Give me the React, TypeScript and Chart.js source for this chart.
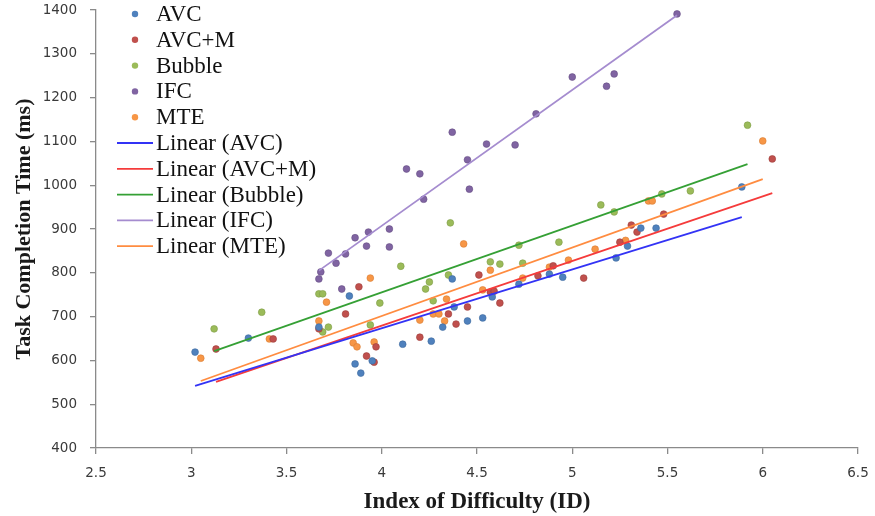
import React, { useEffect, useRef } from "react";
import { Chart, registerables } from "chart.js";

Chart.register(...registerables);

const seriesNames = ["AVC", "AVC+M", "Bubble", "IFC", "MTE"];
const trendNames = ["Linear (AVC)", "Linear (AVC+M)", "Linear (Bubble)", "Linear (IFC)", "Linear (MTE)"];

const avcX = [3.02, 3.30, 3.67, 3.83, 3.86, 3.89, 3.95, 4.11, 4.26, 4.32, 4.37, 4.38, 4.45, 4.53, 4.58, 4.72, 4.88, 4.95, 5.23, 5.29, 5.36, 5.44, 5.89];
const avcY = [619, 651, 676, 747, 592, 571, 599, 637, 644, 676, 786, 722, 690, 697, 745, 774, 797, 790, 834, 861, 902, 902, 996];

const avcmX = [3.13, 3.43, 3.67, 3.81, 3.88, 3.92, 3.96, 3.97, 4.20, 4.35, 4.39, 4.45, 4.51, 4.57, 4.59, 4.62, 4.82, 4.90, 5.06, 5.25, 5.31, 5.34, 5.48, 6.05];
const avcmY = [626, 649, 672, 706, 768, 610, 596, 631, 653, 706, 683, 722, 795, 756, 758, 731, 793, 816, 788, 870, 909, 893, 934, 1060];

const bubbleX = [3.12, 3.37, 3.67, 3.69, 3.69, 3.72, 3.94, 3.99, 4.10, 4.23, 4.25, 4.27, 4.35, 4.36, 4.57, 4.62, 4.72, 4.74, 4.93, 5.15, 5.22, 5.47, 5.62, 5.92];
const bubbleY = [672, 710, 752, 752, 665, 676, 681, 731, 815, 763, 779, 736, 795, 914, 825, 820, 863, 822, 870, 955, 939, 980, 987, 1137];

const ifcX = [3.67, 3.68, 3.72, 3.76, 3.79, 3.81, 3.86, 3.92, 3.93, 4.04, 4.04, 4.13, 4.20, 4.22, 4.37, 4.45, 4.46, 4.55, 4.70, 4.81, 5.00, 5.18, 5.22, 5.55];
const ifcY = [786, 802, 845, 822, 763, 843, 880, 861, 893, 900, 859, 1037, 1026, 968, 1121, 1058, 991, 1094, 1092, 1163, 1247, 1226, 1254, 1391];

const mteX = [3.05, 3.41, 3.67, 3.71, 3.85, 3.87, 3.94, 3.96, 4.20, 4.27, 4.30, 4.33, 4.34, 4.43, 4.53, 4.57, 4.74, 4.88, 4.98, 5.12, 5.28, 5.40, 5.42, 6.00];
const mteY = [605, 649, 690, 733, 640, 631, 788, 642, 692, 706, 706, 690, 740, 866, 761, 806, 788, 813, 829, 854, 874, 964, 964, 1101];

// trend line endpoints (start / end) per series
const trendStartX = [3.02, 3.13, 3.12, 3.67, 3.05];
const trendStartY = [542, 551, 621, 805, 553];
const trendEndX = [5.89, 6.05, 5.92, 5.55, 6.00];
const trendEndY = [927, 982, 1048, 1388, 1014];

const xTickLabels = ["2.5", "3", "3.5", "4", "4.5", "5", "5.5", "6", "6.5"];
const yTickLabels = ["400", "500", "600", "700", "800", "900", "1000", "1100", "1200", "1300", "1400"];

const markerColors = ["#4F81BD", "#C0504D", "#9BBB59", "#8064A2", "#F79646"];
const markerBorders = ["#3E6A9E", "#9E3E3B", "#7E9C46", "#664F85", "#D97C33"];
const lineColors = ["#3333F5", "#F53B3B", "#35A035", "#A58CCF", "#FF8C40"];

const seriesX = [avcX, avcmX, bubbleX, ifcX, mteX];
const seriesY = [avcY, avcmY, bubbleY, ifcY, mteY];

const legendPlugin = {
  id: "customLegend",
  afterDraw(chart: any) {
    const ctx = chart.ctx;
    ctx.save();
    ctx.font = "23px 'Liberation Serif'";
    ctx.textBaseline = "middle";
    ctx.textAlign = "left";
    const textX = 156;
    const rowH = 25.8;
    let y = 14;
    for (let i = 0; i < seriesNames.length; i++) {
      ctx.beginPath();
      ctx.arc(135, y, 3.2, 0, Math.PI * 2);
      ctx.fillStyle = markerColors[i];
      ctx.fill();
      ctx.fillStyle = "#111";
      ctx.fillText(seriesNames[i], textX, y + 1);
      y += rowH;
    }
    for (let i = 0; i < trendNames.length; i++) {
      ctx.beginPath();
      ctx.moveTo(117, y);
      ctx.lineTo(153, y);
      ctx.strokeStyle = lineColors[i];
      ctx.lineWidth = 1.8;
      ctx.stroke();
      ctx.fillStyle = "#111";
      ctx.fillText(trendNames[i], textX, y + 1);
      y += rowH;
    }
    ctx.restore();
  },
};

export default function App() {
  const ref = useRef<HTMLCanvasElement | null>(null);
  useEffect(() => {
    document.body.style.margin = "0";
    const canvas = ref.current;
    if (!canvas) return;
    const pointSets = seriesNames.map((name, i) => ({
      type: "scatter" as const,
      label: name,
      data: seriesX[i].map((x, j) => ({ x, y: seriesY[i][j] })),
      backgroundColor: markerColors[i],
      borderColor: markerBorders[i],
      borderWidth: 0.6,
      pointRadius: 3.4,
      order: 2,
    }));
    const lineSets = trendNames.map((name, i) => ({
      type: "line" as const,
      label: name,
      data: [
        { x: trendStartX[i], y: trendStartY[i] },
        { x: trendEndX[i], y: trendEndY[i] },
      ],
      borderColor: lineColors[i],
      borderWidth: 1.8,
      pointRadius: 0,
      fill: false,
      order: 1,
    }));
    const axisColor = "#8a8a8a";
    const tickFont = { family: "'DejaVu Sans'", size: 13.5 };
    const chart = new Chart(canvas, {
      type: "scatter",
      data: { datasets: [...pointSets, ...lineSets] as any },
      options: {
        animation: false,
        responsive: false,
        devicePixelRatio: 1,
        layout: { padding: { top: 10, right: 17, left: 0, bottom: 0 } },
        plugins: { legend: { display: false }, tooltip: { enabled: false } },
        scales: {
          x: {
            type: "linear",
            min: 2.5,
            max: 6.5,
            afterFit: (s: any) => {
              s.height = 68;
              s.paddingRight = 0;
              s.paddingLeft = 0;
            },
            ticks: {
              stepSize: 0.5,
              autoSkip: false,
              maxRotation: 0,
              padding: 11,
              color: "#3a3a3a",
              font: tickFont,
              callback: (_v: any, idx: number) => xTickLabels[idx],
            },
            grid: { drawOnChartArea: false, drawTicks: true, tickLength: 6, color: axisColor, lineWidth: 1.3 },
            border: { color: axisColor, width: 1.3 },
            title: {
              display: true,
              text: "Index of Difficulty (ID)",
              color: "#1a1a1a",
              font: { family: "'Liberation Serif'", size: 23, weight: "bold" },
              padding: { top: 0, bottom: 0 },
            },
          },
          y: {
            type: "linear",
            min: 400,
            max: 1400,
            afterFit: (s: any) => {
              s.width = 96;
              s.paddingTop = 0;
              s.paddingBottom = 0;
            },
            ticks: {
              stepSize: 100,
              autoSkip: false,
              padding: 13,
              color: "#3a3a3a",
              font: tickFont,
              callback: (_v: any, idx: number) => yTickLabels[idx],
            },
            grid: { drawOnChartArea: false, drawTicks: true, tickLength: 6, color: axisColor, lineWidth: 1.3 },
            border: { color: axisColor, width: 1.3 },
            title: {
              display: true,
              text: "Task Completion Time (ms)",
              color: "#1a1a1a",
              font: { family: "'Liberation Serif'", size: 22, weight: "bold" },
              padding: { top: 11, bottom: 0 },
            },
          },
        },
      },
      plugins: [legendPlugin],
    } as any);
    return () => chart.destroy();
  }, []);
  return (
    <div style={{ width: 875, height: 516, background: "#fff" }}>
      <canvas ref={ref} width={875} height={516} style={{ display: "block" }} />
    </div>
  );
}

···

§ **DO THIS**
Exactly as they appear, print the lines of the listing above from its first line through the line that contains "902, 902, 996];", minus the pictures.

§ **COMPLETE RESPONSE**
Give me the React, TypeScript and Chart.js source for this chart.
import React, { useEffect, useRef } from "react";
import { Chart, registerables } from "chart.js";

Chart.register(...registerables);

const seriesNames = ["AVC", "AVC+M", "Bubble", "IFC", "MTE"];
const trendNames = ["Linear (AVC)", "Linear (AVC+M)", "Linear (Bubble)", "Linear (IFC)", "Linear (MTE)"];

const avcX = [3.02, 3.30, 3.67, 3.83, 3.86, 3.89, 3.95, 4.11, 4.26, 4.32, 4.37, 4.38, 4.45, 4.53, 4.58, 4.72, 4.88, 4.95, 5.23, 5.29, 5.36, 5.44, 5.89];
const avcY = [619, 651, 676, 747, 592, 571, 599, 637, 644, 676, 786, 722, 690, 697, 745, 774, 797, 790, 834, 861, 902, 902, 996];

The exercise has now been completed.